Veggies: Saigonese’s pickled carrot, cucumber, and daikon were thicker cut and more attractive, but Hung Phat’s actually had a bolder flavor, and little more kick; slight advantage Hung Phat. Both included cilantro and a fairly mild jalapeno slice.
Bread: from Saigonese, a perfect Vietnamese baguette, crusty outside but just barely enough inside to support the filling; from Hung Phat, a regular old too-dense sandwich roll; huge advantage Saigonese.
Cost: $2.50 apiece at both establishments.
And at that price, it’s not a bad deal at Hung Phat, but it’s a great deal at Saigonese, where the sandwich is more attractive, boasts better ingredients, especially bread, and although Hung Phat’s tastes good, Saigonese’s is even better.

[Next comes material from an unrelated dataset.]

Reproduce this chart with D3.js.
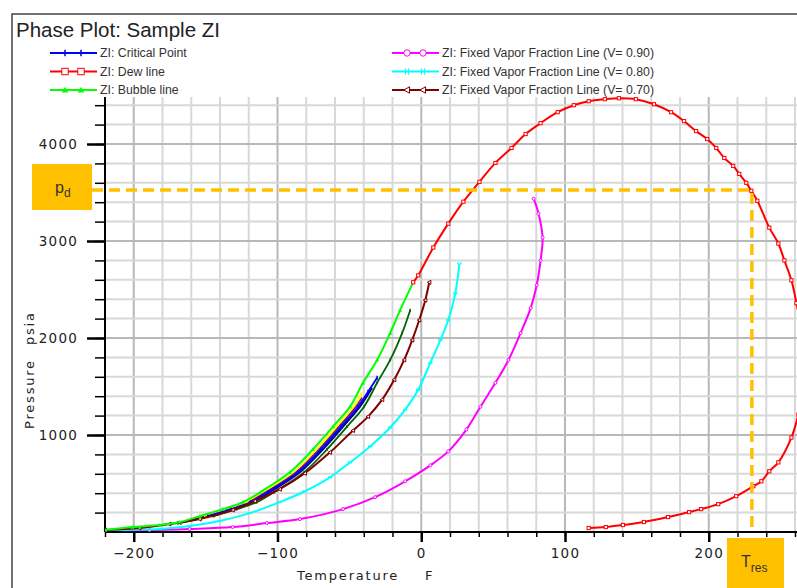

If I’m hungry and in a hurry East of Georgia, Hung Phat will do just fine, but the Saigonese banh mi is well worth crossing Georgia (and Triangle) for. Saigonese also has several other sandwich variations that I’m sure are worth exploring.
No, the limes in the photos don’t come with the sandwiches at either place — those juicy green babies were purchased at a rate of five for $2 at Hung Phat, this week’s lime index winner. They may have lost the banh mi battle but they are winning the lime war.
The only thing missing from these sandwiches, generally speaking, is a fried element to balance the pickled, the starch, and the protein; there needs to be a kind of hybrid Frankensandwich banh mi-po’boy. Maybe there is and I just don’t know about it. Fried oysters, roast pork, pickles, pate, jalapeno, cilantro, a little cajun mayonnaise…does that not already exist? That needs to exist. On my plate. Soon.